** Source code of charts **
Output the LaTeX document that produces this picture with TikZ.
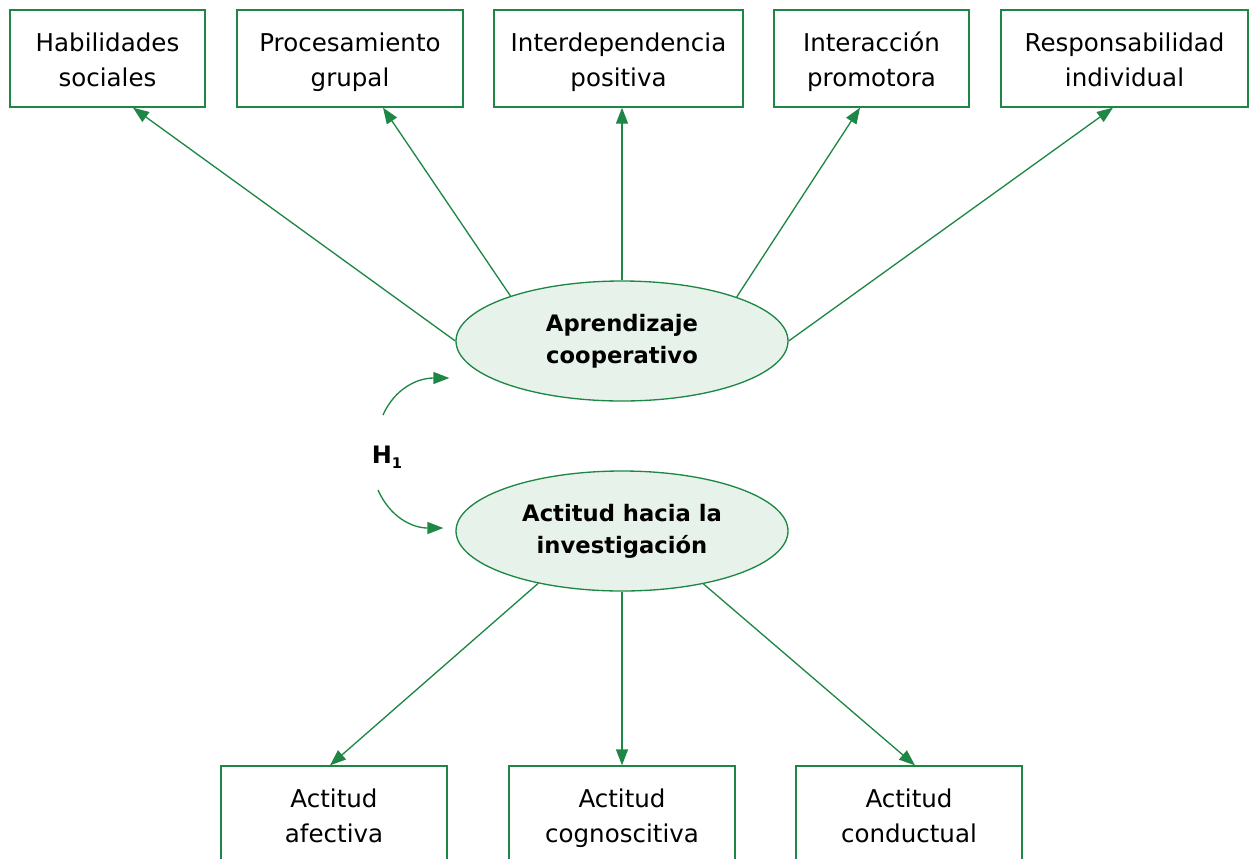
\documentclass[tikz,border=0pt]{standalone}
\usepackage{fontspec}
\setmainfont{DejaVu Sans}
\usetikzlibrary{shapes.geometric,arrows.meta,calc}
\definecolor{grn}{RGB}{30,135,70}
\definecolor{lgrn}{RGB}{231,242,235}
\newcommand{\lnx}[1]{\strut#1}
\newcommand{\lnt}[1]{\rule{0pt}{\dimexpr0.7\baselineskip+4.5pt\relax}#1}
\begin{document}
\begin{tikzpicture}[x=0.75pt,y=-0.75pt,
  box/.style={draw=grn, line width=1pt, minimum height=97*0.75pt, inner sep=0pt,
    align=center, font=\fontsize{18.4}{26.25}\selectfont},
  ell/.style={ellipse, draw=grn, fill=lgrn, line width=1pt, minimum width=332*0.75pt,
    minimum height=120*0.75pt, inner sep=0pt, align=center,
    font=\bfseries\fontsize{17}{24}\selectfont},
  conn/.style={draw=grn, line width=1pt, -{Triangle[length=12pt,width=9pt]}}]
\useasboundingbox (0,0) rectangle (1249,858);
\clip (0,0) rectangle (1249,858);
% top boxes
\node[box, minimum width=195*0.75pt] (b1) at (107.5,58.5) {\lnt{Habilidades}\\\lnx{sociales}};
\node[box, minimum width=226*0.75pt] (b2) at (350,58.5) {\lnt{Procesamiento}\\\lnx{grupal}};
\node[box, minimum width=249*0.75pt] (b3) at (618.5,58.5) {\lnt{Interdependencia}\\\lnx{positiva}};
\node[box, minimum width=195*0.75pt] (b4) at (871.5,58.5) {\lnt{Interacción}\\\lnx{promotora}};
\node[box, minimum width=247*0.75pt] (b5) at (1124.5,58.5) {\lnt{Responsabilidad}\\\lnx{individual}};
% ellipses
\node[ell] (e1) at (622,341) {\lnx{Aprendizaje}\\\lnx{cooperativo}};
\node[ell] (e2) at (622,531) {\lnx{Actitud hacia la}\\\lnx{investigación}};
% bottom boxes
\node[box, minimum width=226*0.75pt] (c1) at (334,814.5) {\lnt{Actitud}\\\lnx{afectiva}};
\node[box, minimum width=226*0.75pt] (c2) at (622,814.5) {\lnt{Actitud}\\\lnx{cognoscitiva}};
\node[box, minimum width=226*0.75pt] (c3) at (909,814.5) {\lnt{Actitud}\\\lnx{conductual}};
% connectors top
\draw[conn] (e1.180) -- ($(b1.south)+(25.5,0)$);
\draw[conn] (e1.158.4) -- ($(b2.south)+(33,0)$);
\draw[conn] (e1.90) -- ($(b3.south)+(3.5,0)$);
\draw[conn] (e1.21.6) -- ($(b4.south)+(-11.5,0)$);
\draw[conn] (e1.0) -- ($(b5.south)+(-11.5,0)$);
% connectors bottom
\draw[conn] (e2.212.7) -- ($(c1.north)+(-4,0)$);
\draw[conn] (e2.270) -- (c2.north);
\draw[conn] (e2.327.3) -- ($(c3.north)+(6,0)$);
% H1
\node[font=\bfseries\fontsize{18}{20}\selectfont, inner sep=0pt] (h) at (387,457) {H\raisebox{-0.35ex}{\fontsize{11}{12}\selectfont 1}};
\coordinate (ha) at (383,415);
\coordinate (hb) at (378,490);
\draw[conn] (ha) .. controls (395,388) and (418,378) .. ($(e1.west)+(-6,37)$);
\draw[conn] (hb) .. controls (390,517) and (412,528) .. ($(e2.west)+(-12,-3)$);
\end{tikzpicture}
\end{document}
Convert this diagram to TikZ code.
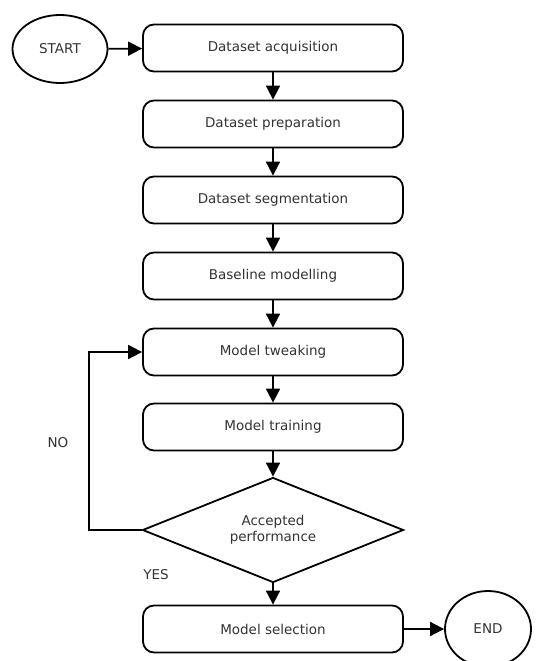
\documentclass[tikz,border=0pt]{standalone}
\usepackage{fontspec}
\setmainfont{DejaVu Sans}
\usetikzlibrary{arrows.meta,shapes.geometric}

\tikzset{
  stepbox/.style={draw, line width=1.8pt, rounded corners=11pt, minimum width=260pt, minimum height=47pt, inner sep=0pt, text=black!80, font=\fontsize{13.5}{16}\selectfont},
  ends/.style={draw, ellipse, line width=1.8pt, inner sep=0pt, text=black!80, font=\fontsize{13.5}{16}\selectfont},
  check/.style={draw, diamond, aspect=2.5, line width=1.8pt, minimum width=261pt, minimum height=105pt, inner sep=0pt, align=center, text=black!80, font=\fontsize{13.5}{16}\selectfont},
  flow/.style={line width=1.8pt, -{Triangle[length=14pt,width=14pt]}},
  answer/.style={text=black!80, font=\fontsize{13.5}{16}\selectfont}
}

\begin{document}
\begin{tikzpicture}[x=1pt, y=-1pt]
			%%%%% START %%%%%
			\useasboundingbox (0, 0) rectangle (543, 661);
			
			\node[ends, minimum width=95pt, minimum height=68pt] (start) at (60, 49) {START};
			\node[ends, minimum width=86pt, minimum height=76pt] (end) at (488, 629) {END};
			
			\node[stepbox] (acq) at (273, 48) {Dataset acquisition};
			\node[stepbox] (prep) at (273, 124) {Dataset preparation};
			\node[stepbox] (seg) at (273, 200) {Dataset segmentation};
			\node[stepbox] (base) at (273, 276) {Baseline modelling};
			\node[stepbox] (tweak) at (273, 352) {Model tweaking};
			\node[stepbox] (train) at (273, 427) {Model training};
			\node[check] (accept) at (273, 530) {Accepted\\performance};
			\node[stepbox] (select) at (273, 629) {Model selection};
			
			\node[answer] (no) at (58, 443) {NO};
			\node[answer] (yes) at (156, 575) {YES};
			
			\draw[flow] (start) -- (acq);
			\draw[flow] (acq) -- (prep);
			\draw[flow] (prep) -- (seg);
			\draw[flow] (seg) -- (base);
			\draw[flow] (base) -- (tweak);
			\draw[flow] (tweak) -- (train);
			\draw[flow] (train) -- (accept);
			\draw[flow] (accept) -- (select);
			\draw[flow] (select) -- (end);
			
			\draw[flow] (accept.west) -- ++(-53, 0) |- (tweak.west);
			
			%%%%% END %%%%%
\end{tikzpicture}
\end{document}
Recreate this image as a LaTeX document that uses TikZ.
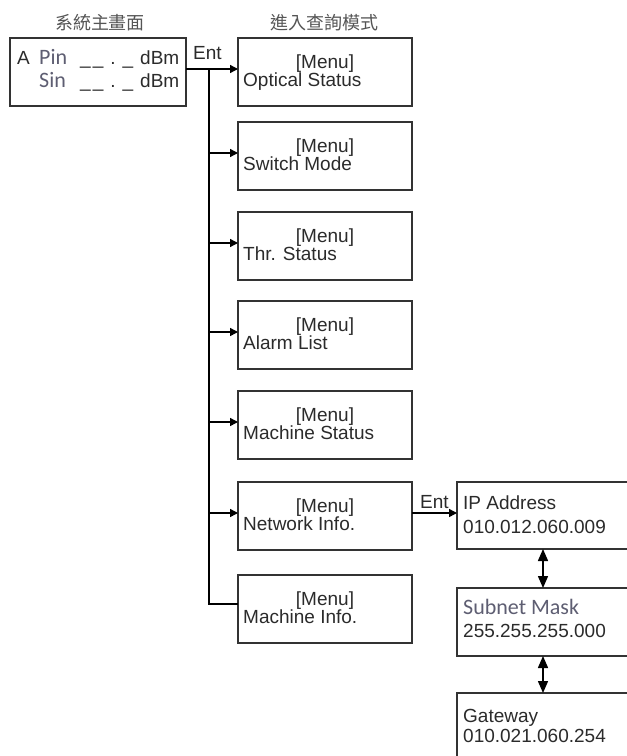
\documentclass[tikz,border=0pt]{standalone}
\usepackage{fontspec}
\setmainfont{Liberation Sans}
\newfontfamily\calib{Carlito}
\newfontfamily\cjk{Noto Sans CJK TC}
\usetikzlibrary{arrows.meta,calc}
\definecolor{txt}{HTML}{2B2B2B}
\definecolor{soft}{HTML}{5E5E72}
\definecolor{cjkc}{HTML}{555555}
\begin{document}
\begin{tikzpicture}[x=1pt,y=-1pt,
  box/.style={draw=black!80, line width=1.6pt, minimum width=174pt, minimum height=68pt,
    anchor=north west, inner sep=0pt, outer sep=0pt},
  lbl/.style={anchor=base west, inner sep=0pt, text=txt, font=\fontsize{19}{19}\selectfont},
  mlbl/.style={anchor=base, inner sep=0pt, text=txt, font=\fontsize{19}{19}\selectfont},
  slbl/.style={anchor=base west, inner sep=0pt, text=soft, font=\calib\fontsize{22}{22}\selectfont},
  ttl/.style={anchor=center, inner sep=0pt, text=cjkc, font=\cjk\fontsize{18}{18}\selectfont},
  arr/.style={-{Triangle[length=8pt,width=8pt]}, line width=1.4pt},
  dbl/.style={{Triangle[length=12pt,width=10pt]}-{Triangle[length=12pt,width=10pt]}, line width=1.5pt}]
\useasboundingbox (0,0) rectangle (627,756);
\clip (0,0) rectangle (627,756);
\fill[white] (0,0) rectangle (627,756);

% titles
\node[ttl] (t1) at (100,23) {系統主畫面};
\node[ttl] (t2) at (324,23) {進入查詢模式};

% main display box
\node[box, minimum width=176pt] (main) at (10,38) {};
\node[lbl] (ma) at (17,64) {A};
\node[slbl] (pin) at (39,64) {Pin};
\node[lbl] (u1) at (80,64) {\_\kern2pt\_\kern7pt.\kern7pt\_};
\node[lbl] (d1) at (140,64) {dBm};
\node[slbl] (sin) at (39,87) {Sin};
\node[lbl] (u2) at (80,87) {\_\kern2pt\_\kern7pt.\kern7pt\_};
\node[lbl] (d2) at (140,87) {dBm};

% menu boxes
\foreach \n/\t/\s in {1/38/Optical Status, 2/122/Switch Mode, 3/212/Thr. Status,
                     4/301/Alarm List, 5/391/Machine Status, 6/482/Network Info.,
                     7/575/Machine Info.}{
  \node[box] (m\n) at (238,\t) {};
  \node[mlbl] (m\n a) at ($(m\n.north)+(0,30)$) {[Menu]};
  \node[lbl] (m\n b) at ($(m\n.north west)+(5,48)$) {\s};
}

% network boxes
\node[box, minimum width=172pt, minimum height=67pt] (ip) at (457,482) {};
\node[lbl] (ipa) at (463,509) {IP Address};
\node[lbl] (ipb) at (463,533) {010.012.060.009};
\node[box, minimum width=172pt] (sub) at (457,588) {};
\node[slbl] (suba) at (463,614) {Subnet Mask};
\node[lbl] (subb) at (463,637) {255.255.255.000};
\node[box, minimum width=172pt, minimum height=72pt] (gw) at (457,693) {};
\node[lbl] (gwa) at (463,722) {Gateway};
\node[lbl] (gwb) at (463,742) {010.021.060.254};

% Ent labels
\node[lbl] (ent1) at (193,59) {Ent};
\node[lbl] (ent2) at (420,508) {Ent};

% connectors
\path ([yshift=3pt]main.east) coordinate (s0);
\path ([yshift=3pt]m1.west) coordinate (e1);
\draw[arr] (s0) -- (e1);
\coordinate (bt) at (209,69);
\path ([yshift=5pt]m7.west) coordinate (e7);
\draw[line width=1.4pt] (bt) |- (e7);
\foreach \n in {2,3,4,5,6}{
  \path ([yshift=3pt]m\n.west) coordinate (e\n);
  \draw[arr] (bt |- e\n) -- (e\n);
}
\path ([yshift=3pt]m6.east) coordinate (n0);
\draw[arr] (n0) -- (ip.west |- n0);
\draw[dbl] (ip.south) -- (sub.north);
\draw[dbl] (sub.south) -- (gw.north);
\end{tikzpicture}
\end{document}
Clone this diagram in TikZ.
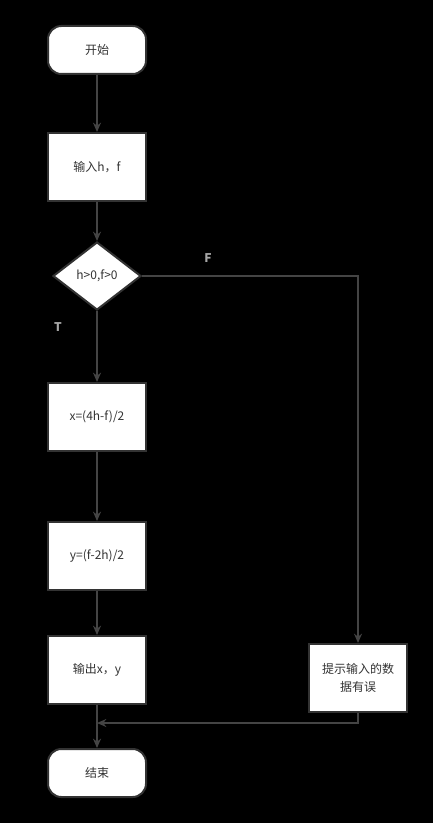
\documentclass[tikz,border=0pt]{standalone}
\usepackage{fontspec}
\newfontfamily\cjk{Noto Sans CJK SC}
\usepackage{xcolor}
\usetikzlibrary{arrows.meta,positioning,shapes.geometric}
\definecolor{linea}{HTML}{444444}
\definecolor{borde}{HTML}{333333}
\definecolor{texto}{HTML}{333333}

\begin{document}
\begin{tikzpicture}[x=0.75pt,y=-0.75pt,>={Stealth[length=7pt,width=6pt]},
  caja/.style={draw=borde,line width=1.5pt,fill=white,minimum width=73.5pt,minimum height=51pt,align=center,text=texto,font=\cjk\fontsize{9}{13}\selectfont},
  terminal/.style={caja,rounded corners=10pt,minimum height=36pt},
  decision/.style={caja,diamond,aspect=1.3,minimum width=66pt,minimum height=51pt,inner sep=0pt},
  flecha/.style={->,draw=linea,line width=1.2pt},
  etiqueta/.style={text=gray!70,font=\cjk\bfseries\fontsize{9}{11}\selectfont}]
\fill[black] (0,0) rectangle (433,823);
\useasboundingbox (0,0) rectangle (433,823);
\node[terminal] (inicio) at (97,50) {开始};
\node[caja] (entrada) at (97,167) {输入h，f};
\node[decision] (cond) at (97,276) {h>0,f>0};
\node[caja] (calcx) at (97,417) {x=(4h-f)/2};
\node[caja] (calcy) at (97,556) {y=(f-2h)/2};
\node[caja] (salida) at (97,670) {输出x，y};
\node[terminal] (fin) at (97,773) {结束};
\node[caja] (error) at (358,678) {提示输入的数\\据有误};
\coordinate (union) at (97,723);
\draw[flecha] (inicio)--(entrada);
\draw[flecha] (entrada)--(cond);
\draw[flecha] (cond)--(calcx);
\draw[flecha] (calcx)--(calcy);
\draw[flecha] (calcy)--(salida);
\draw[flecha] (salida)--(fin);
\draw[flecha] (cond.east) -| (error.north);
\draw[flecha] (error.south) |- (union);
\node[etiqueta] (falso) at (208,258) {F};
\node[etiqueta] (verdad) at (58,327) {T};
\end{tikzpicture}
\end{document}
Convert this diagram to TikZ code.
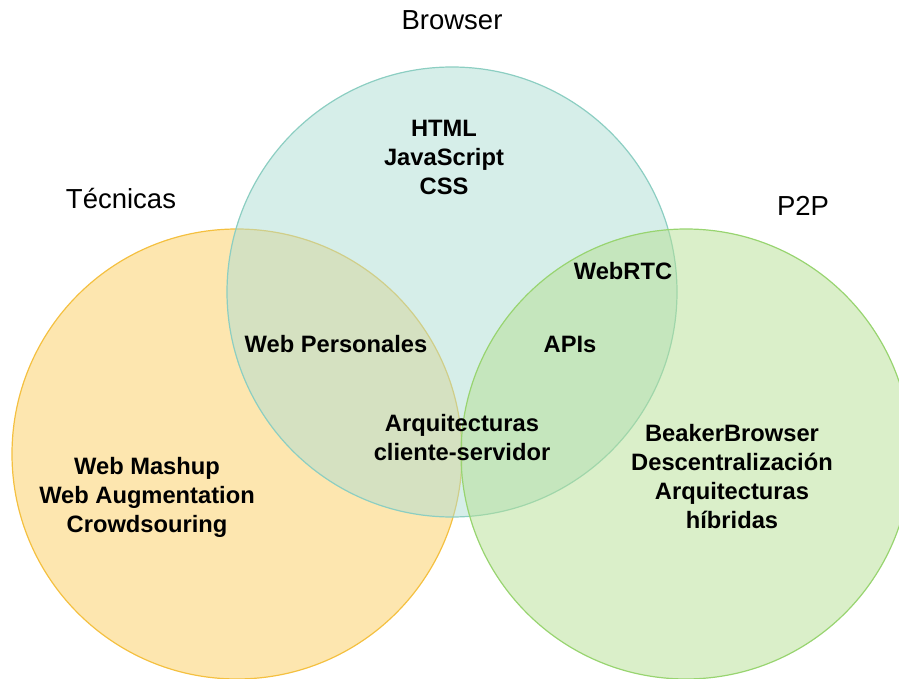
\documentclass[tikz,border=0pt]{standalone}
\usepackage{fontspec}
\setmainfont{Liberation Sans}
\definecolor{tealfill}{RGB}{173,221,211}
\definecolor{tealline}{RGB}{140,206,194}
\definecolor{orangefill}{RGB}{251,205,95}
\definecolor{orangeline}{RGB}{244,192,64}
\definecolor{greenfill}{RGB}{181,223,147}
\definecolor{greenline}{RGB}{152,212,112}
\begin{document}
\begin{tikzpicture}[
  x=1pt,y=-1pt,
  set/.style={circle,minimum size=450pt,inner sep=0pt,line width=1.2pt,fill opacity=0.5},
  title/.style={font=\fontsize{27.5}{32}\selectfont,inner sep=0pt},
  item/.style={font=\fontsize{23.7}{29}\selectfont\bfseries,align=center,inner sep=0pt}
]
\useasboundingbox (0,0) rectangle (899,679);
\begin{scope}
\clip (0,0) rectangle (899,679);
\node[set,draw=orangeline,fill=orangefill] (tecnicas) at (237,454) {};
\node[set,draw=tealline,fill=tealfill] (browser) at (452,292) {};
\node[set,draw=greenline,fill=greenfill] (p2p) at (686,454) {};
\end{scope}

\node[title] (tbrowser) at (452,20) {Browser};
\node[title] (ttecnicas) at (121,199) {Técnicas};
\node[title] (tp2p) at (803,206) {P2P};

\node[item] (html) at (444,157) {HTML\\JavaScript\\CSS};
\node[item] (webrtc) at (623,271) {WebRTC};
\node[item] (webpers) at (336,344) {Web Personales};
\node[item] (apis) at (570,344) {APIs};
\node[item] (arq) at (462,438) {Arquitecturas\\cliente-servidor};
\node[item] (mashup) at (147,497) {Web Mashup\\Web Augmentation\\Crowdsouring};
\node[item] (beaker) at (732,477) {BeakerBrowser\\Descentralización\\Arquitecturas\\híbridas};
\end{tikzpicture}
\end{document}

** Description of the task **
Scan the lines above for "this", then copy every one that has it.

** The output **
Output the LaTeX document that produces this picture with TikZ.
Convert this diagram to TikZ code.
Recreate this image as a LaTeX document that uses TikZ.
Clone this diagram in TikZ.
Convert this diagram to TikZ code.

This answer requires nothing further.